◆ INFORMATION SHOWN:
"""

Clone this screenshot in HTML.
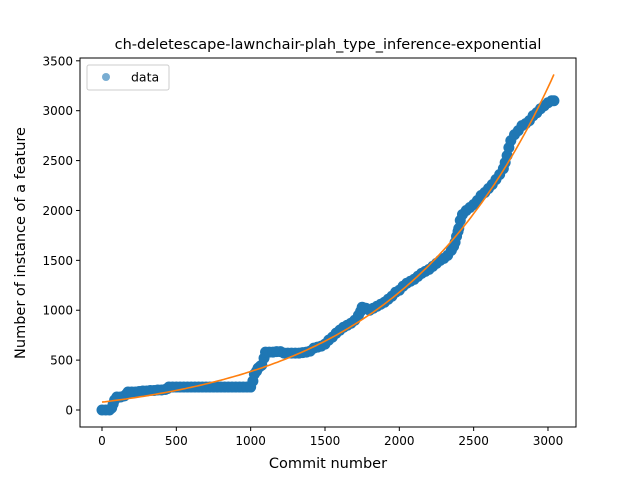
<!DOCTYPE html>
<html><head><meta charset="utf-8"><style>body{margin:0;background:#fff}svg{display:block;font-family:"DejaVu Sans","Liberation Sans",sans-serif}</style></head>
<body>
<svg id="chart" width="640" height="480">
<rect width="640" height="480" fill="#fff"/>
<text x="328" y="49" font-size="14.5" text-anchor="middle">ch-deletescape-lawnchair-plah_type_inference-exponential</text>
<text x="328" y="468" font-size="14.5" text-anchor="middle">Commit number</text>
<text x="0" y="0" font-size="14.5" text-anchor="middle" transform="translate(25,243) rotate(-90)">Number of instance of a feature</text>
<g id="ticks"></g>
<g id="marks"></g>
<rect x="80" y="58" width="496" height="369" fill="none" stroke="#000" stroke-width="1"/>
<g>
<rect x="87" y="65" width="82" height="25" rx="2" fill="#fff" stroke="#ccc"/>
<circle cx="106" cy="77" r="4" fill="#1f77b4" fill-opacity="0.6"/>
<text x="131" y="81.5" font-size="12.5">data</text>
</g>
</svg>
<script>
const commits=[0,25,50,65,75,85,100,125,150,165,175,200,225,250,275,300,325,350,375,400,425,440,450,475,500,525,550,575,600,625,650,675,700,725,750,775,800,825,850,875,900,925,950,975,1000,1015,1025,1040,1050,1065,1075,1090,1100,1125,1150,1175,1200,1225,1250,1275,1300,1325,1350,1375,1400,1425,1450,1475,1500,1525,1550,1575,1600,1625,1650,1675,1700,1725,1740,1750,1775,1800,1825,1850,1875,1900,1925,1950,1975,2000,2025,2050,2075,2100,2125,2150,2175,2200,2225,2250,2275,2300,2325,2350,2365,2375,2385,2395,2400,2410,2425,2450,2475,2500,2525,2550,2575,2600,2625,2650,2675,2700,2712,2725,2737,2750,2775,2800,2825,2850,2875,2900,2925,2950,2975,3000,3025,3040];
const counts=[0,0,0,20,60,100,130,130,140,160,180,180,180,185,190,190,195,195,200,200,205,215,230,230,230,230,230,230,230,230,230,230,230,230,230,230,230,230,230,230,230,230,230,230,230,290,360,390,420,440,450,520,580,580,580,585,585,570,570,570,570,570,575,580,590,620,630,640,660,700,730,770,800,830,850,870,900,950,990,1030,1020,1000,1020,1040,1060,1080,1110,1140,1180,1200,1240,1270,1290,1310,1340,1370,1390,1410,1440,1470,1500,1520,1550,1600,1640,1680,1740,1790,1820,1900,1960,2000,2030,2060,2100,2150,2180,2220,2260,2310,2360,2420,2480,2550,2630,2700,2760,2800,2850,2870,2900,2950,2980,3020,3050,3080,3100,3100];
const fitParams=[193.7,0.00095,-115];
const xTicks=[0,500,1000,1500,2000,2500,3000];
const yTicks=[0,500,1000,1500,2000,2500,3000,3500];
const NS='http://www.w3.org/2000/svg';
const X=v=>102+v*0.14866, Y=v=>410-v*0.09977;
const T=document.getElementById('ticks'),M=document.getElementById('marks');
function mk(tag,a,p){const e=document.createElementNS(NS,tag);for(const k in a)e.setAttribute(k,a[k]);p.appendChild(e);return e;}
xTicks.forEach(t=>{
 const l=mk('line',{x1:X(t),x2:X(t),y1:427,y2:431,stroke:'#000'},T);
 
 
 const s=mk('text',{x:X(t),y:445,'font-size':12,'text-anchor':'middle'},T);s.textContent=t;
 
 
});
yTicks.forEach(t=>{
 const l=mk('line',{x1:76,x2:80,y1:Y(t),y2:Y(t),stroke:'#000'},T);
 
 
 const s=mk('text',{x:73,y:Y(t)+4.5,'font-size':12,'text-anchor':'end'},T);s.textContent=t;
 
 
});
commits.forEach((c,i)=>{
 const p=mk('circle',{cx:X(c),cy:Y(counts[i]),r:5.5,fill:'#1f77b4'},M);
 
 
});
let d='';
for(let c=0;c<=3040;c+=20){const v=fitParams[0]*Math.exp(fitParams[1]*c)+fitParams[2];d+=(c?'L':'M')+X(c).toFixed(1)+','+Y(v).toFixed(1);}
const f=mk('path',{d:d,fill:'none',stroke:'#ff7f0e','stroke-width':1.6},M);


</script>
</body></html>
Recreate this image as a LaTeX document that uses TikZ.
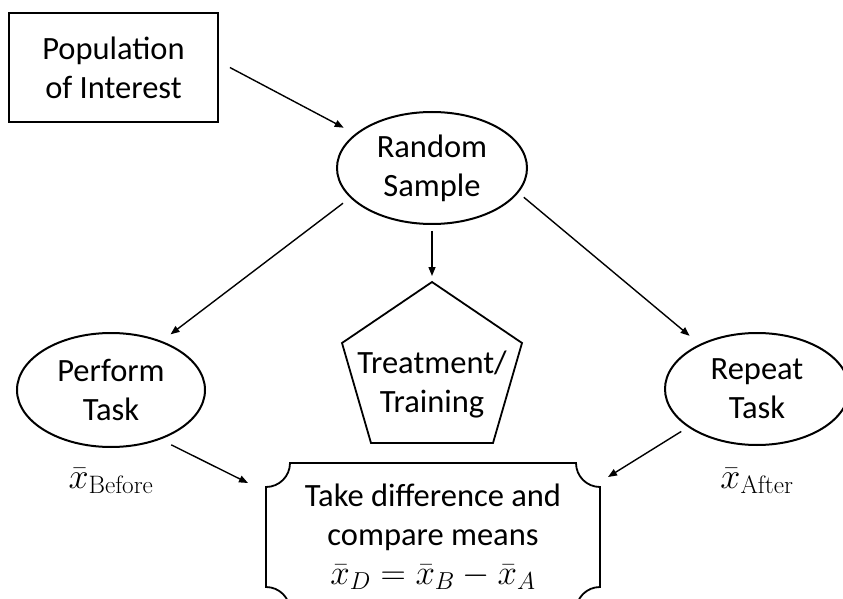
\documentclass[tikz,border=0pt]{standalone}
\usepackage{fix-cm}
\usepackage{fontspec}
\newfontfamily\calibri{Carlito}
\usetikzlibrary{shapes.geometric,arrows.meta,positioning}

\begin{document}
\begin{tikzpicture}[x=1pt,y=1pt,>={Triangle[length=9pt,width=7pt]},
    every node/.style={font=\calibri\fontsize{32.5}{39}\selectfont,align=center},
    oval/.style={ellipse,draw,line width=2pt,inner sep=0pt},
    mean/.style={font=\fontsize{36}{40}\selectfont,inner sep=0pt,anchor=base},
    link/.style={->,line width=1.4pt}]
    \useasboundingbox (0,0) rectangle (843,598);
    % shapes
    \node[rectangle,draw,line width=1.8pt,minimum width=209pt,minimum height=109pt] (pop) at (113.5,530.5) {Population\\of Interest};
    \node[oval,minimum width=190pt,minimum height=112pt] (rs) at (432,430) {Random\\Sample};
    \node[oval,minimum width=188pt,minimum height=114pt] (perform) at (111,208) {Perform\\Task};
    \node[oval,minimum width=184pt,minimum height=112pt] (rep) at (757,209) {Repeat\\Task};
    % pentagon
    \coordinate (treattop) at (432,316);
    \draw[line width=1.8pt] (treattop) -- (522,255) -- (493,155) -- (371,155) -- (342,255) -- cycle;
    \node (treat) at (432,213) {Treatment/\\Training};
    % means
    \node[mean] (before) at ([yshift=-98pt]perform.center) {$\bar{x}_{\mathrm{Before}}$};
    \node[mean] (after) at ([yshift=-99pt]rep.center) {$\bar{x}_{\mathrm{After}}$};
    % comparison box
    \node[minimum width=334pt,minimum height=148pt,outer sep=0pt] (diff) at (433,61) {Take difference and\\compare means\\{\fontsize{35}{39}\selectfont$\bar{x}_D=\bar{x}_B-\bar{x}_A$}};
    \draw[line width=1.8pt] ([xshift=24pt]diff.north west) -- ([xshift=-24pt]diff.north east)
      arc[start angle=180,end angle=270,radius=24pt] -- ([yshift=24pt]diff.south east)
      arc[start angle=90,end angle=180,radius=24pt] -- ([xshift=24pt]diff.south west)
      arc[start angle=0,end angle=90,radius=24pt] -- ([yshift=-24pt]diff.north west)
      arc[start angle=-90,end angle=0,radius=24pt] -- cycle;
    % arrows
    \draw[link,shorten >=13pt] ([xshift=11pt]pop.east) -- (rs.156);
    \draw[link,shorten <=9pt,shorten >=11pt] (rs.200) -- (perform.44);
    \draw[link,shorten <=6pt,shorten >=6pt] (rs.south) -- (treattop);
    \draw[link,shorten <=7pt,shorten >=13pt] (rs.344) -- (rep.142);
    \draw[link,shorten <=12pt] (perform.315) -- ([shift={(-18pt,-20pt)}]diff.north west);
    \draw[link,shorten <=8pt] (rep.209) -- ([shift={(8pt,-14pt)}]diff.north east);
\end{tikzpicture}
\end{document}
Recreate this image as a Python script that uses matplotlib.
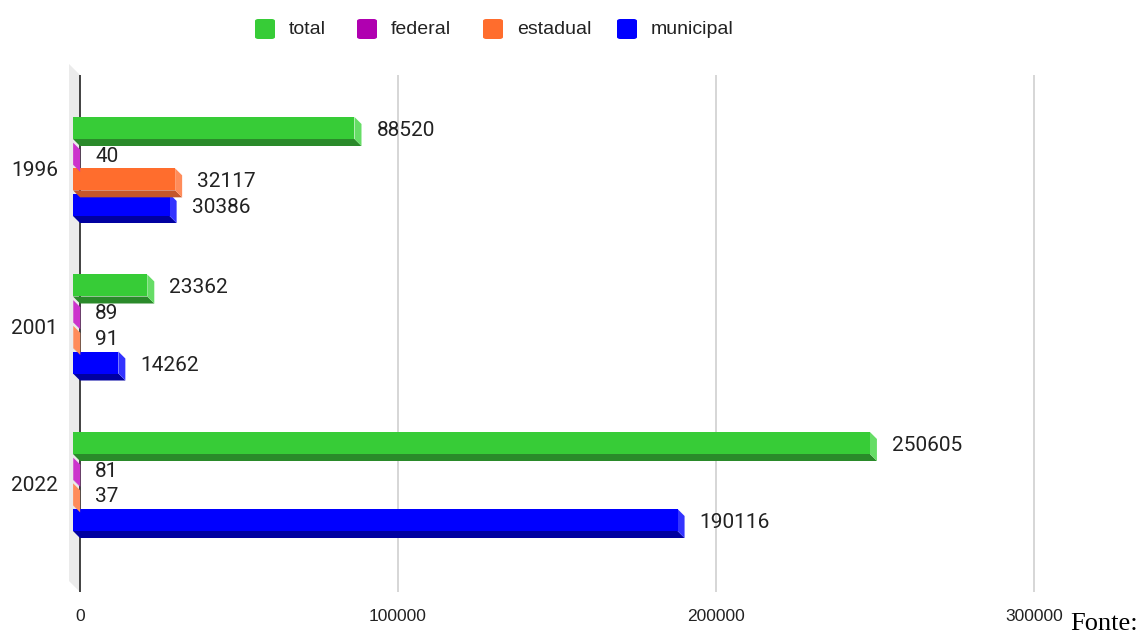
import matplotlib
matplotlib.use("Agg")
import matplotlib.pyplot as plt
from matplotlib.patches import Polygon, FancyBboxPatch

# valores por ano e esfera administrativa
anos = ['1996', '2001', '2022']
series = ['total', 'federal', 'estadual', 'municipal']
total = [88520, 23362, 250605]
federal = [40, 89, 81]
estadual = [32117, 91, 37]
municipal = [30386, 14262, 190116]
ticks_x = [0, 100000, 200000, 300000]

# cores: frente, base (sombra) e lateral
cores = {
    'total': ('#37cc37', '#2a8a2a', '#66dd66'),
    'federal': ('#b000b0', '#8a108a', '#cc33cc'),
    'estadual': ('#ff6d2d', '#c4562a', '#ff8c5a'),
    'municipal': ('#0000ff', '#0000a0', '#3333ff'),
}
valores = {'total': total, 'federal': federal, 'estadual': estadual, 'municipal': municipal}

W, H = 1142, 632
fig = plt.figure(figsize=(W / 100, H / 100), dpi=100)
ax = fig.add_axes([69 / W, 1 - 592 / H, (1100 - 69) / W, (592 - 64) / H])

# escala: unidades de dado por pixel
XPX = 100000 / 318
YPX = 1 / 157.5
Y0 = 166.5


def py(p):
    return (p - Y0) * YPX


ax.set_xlim(-11 * XPX, (1100 - 80) * XPX)
ax.set_ylim(py(592), py(64))
for s in ax.spines.values():
    s.set_visible(False)

# parede lateral cinza
parede = Polygon([(-11 * XPX, py(64)), (0, py(75)), (0, py(592)), (-11 * XPX, py(581))],
                 closed=True, facecolor='#ebebeb', edgecolor='none', zorder=0)
ax.add_patch(parede)
ax.vlines(ticks_x[1:], py(75), py(592), color='#cccccc', lw=1.1, zorder=1)
ax.vlines(0, py(75), py(592), color='#333333', lw=1.3, zorder=1)

D = 7 * XPX      # profundidade horizontal
DY = 7 * YPX     # profundidade vertical
h = 11 * YPX     # meia altura da frente
passo = 25.67 * YPX

for g in range(len(anos)):
    for k, nome in enumerate(series):
        v = valores[nome][g]
        c = g + (k - 1.5) * passo
        frente, base, lado = cores[nome]
        z = 10 - k
        x0 = -D
        x1 = -D + v
        ax.add_patch(Polygon([(x0, c + h), (x1, c + h), (v, c + h + DY), (0, c + h + DY)],
                             closed=True, facecolor=base, edgecolor='none', zorder=z))
        ax.add_patch(Polygon([(x1, c - h), (v, c - h + DY), (v, c + h + DY), (x1, c + h)],
                             closed=True, facecolor=lado, edgecolor='none', zorder=z))
        ax.add_patch(Polygon([(x0, c - h), (x1, c - h), (x1, c + h), (x0, c + h)],
                             closed=True, facecolor=frente, edgecolor='none', zorder=z))
        ax.text(v + 15 * XPX, c + 2.5 * YPX, str(v), ha='left', va='center', fontsize=15,
                family='Roboto', color='#222222', zorder=20)

ax.set_yticks([g + 2 * YPX for g in range(len(anos))], anos)
ax.set_xticks(ticks_x, [str(t) for t in ticks_x])
ax.tick_params(axis='y', length=0, pad=8, labelsize=15, labelcolor='#222222')
ax.tick_params(axis='x', length=0, pad=12, labelsize=12.5, labelcolor='#222222')
for lab in ax.get_yticklabels():
    lab.set_family('Roboto')
for lab in ax.get_xticklabels():
    lab.set_family('Liberation Sans')

# legenda desenhada manualmente no topo
leg_x = [255, 357, 483, 617]
for nome, lx in zip(series, leg_x):
    cor = cores[nome][0]
    fig.patches.append(FancyBboxPatch((lx / W, 1 - 39 / H), 20 / W, 20 / H,
                                      boxstyle='round,pad=0,rounding_size=0.003',
                                      transform=fig.transFigure, facecolor=cor,
                                      edgecolor='none'))
    fig.text((lx + 34) / W, 1 - 30 / H, nome, ha='left', va='center', fontsize=14,
             family='Liberation Sans', color='#222222')

fig.text(1070 / W, 1.5 / H, 'Fonte:', ha='left', va='baseline', fontsize=19,
         family='Liberation Serif', color='#000000')

fig.savefig('out.png', dpi=100)
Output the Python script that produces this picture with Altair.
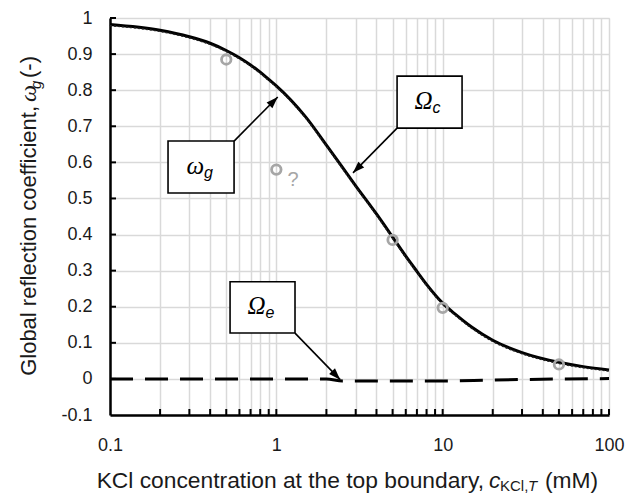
import altair as alt
import pandas as pd

# ---- data ----
conc = [0.1, 0.2, 0.3, 0.4, 0.5, 0.6, 0.7, 0.8, 0.9, 1, 1.5, 2, 3, 4, 5, 6, 7, 8,
        10, 12, 15, 20, 30, 50, 70, 100]
omega_g = [0.982, 0.966, 0.948, 0.930, 0.910, 0.890, 0.870, 0.850, 0.830, 0.812,
           0.726, 0.648, 0.535, 0.457, 0.393, 0.340, 0.298, 0.262,
           0.210, 0.178, 0.143, 0.107, 0.073, 0.046, 0.034, 0.025]

conc_e = [0.1, 2.0, 2.5, 10, 20, 100]
omega_e = [0.0, 0.0, -0.006, -0.006, -0.003, 0.001]

pts_c = [0.5, 1, 5, 10, 50]
pts_v = [0.885, 0.58, 0.385, 0.197, 0.04]

x_grid = [0.1, 0.2, 0.3, 0.4, 0.5, 0.6, 0.7, 0.8, 0.9, 1, 2, 3, 4, 5, 6, 7, 8, 9,
          10, 20, 30, 40, 50, 60, 70, 80, 90, 100]
y_grid = [-0.1, 0, 0.1, 0.2, 0.3, 0.4, 0.5, 0.6, 0.7, 0.8, 0.9, 1]

# annotation boxes (data coordinates)
boxes = [
    {"main": "ω", "sub": "g", "x": 0.2233, "x2": 0.557, "y": 0.659, "y2": 0.515},
    {"main": "Ω", "sub": "c", "x": 5.32, "x2": 13.08, "y": 0.839, "y2": 0.695},
    {"main": "Ω", "sub": "e", "x": 0.527, "x2": 1.295, "y": 0.269, "y2": 0.127},
]
arrows = [
    {"x": 0.557, "y": 0.659, "x2": 1.02, "y2": 0.781, "angle": 45},
    {"x": 5.32, "y": 0.695, "x2": 2.89, "y2": 0.571, "angle": 225},
    {"x": 1.295, "y": 0.127, "x2": 2.42, "y2": -0.002, "angle": 136},
]

W, H = 499, 397
xs = alt.Scale(type="log", domain=[0.1, 100], nice=False)
ys = alt.Scale(domain=[-0.1, 1], nice=False, zero=False)

curve_df = pd.DataFrame({"c": conc, "v": omega_g})
e_df = pd.DataFrame({"c": conc_e, "v": omega_e})
pts_df = pd.DataFrame({"c": pts_c, "v": pts_v})

FONT = "Liberation Sans"
lab_col = "#1a1a1a"

X_AXIS = alt.Axis(values=x_grid, title=None, grid=True, gridColor="#d9d9d9",
                  gridWidth=1.5, domainColor="black", domainWidth=2.5,
                  ticks=False, labelFont=FONT, labelFontSize=18,
                  labelColor=lab_col, labelPadding=21,
                  labelExpr="indexof(['0.1','1','10','100'], datum.label) >= 0 ? datum.label : ''",
                  labelFlush=False, labelOverlap=False)
Y_AXIS = alt.Axis(values=y_grid, title=None, grid=True, gridColor="#d9d9d9",
                  gridWidth=1.5, domainColor="black", domainWidth=2.5,
                  ticks=False, labelFont=FONT, labelFontSize=18,
                  labelColor=lab_col, labelPadding=18,
                  labelExpr="replace(format(datum.value, '.1~f'), '\u2212', '-')",
                  labelFlush=False, labelOverlap=False)


def X(field):
    return alt.X(field, scale=xs, axis=X_AXIS)


def Y(field):
    return alt.Y(field, scale=ys, axis=Y_AXIS)


# inward ticks
xt_df = pd.DataFrame({"c": x_grid[1:]})
xticks = alt.Chart(xt_df).mark_rule(color="black", strokeWidth=2).encode(
    x=X("c:Q"), y=alt.value(H), y2=alt.value(H - 6))
yt_df = pd.DataFrame({"v": y_grid[1:]})
yticks = alt.Chart(yt_df).mark_rule(color="black", strokeWidth=2).encode(
    y=Y("v:Q"), x=alt.value(0), x2=alt.value(6))

curve = alt.Chart(curve_df).mark_line(color="black", strokeWidth=3,
                                      interpolate="monotone").encode(
    x=X("c:Q"), y=Y("v:Q"))
curve_dot = alt.Chart(curve_df).mark_line(color="#222222", strokeWidth=1.4,
                                          strokeDash=[2, 2], interpolate="monotone").encode(
    x=X("c:Q"), y=Y("v:Q"), yOffset=alt.value(1.2))
ecurve = alt.Chart(e_df).mark_line(color="black", strokeWidth=3, strokeDash=[23, 12],
                                   interpolate="monotone").encode(
    x=X("c:Q"), y=Y("v:Q"))

points = alt.Chart(pts_df).mark_point(filled=False, color="#a6a6a6", strokeWidth=2.8,
                                      size=90, opacity=1).encode(
    x=X("c:Q"), y=Y("v:Q"))

qmark = alt.Chart(pd.DataFrame({"c": [1.26], "v": [0.551]})).mark_text(
    text="?", font=FONT, fontSize=20, color="#a6a6a6", baseline="middle").encode(
    x=X("c:Q"), y=Y("v:Q"))

box_df = pd.DataFrame(boxes)
box_df["cx"] = (box_df["x"] * box_df["x2"]) ** 0.5
box_df["cy"] = (box_df["y"] + box_df["y2"]) / 2
shadow = alt.Chart(box_df).mark_rect(fill="#000000", opacity=0.18, xOffset=2.5,
                                     yOffset=2.5).encode(
    x=X("x:Q"), x2="x2:Q", y=Y("y:Q"), y2="y2:Q")
rects = alt.Chart(box_df).mark_rect(fill="white", stroke="black", strokeWidth=1.6).encode(
    x=X("x:Q"), x2="x2:Q", y=Y("y:Q"), y2="y2:Q")
main_txt = alt.Chart(box_df).mark_text(font="Liberation Serif", fontStyle="italic",
                                       fontSize=25, align="right", baseline="middle",
                                       dx=3, dy=-1, color="black").encode(
    x=X("cx:Q"), y=Y("cy:Q"), text="main:N")
sub_txt = alt.Chart(box_df).mark_text(font=FONT, fontStyle="italic",
                                      fontSize=16, align="left", baseline="middle",
                                      dx=3, dy=6, color="black").encode(
    x=X("cx:Q"), y=Y("cy:Q"), text="sub:N")

arr_df = pd.DataFrame(arrows)
arr_lines = alt.Chart(arr_df).mark_rule(color="black", strokeWidth=1.6).encode(
    x=X("x:Q"), x2="x2:Q", y=Y("y:Q"), y2="y2:Q")
arr_heads = alt.Chart(arr_df).mark_point(shape="M0,0L-0.42,1.2L0.42,1.2Z", filled=True,
                                         color="black", size=380, opacity=1).encode(
    x=X("x2:Q"), y=Y("y2:Q"),
    angle=alt.Angle("angle:Q", scale=None))

one = pd.DataFrame({"a": [0]})


def txt(s, x, y, size=22, style="normal", align="left", angle=0, font=FONT):
    kw = dict(text=s, font=font, fontSize=size, fontStyle=style, align=align,
              baseline="alphabetic", color=lab_col)
    if angle:
        kw["angle"] = angle
    return alt.Chart(one).mark_text(**kw).encode(x=alt.value(x), y=alt.value(y))


# x title pieces (plot-area coordinates)
xt1 = txt("KCl concentration at the top boundary,", 374, 470, size=22.8, align="right")
xt2 = txt("c", 379, 470, size=22.8, style="italic")
xt3 = txt("KCl,", 390, 473, size=15)
xt4 = txt("T", 418, 473, size=15, style="italic")
xt5 = txt("(mM)", 435, 470, size=22.8)

# y title pieces (rotated)
yt1 = txt("Global reflection coefficient,", -74, 88, align="right", angle=270)
yt2 = txt("ω", -74, 84, style="italic", angle=270, font="Liberation Serif", size=24)
yt3 = txt("g", -69, 71, style="italic", angle=270, size=15)
yt4 = txt("(-)", -74, 60, angle=270)

chart = alt.layer(
    xticks, yticks, ecurve, curve, curve_dot, points, qmark,
    arr_lines, arr_heads, shadow, rects, main_txt, sub_txt,
    xt1, xt2, xt3, xt4, xt5, yt1, yt2, yt3, yt4,
).properties(
    width=W, height=H, autosize="none",
    padding={"left": 102, "top": 10, "right": 21, "bottom": 80},
).configure_view(stroke=None).configure(background="white")

chart.save("out.html", embed_options={"renderer": "svg", "actions": False})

"""

Look through the data and gather every line with the string "image" in it.

◆ PROBLEM SOLUTION:
Recreate this image as a LaTeX document that uses TikZ.
Recreate this image as a Python script that uses matplotlib.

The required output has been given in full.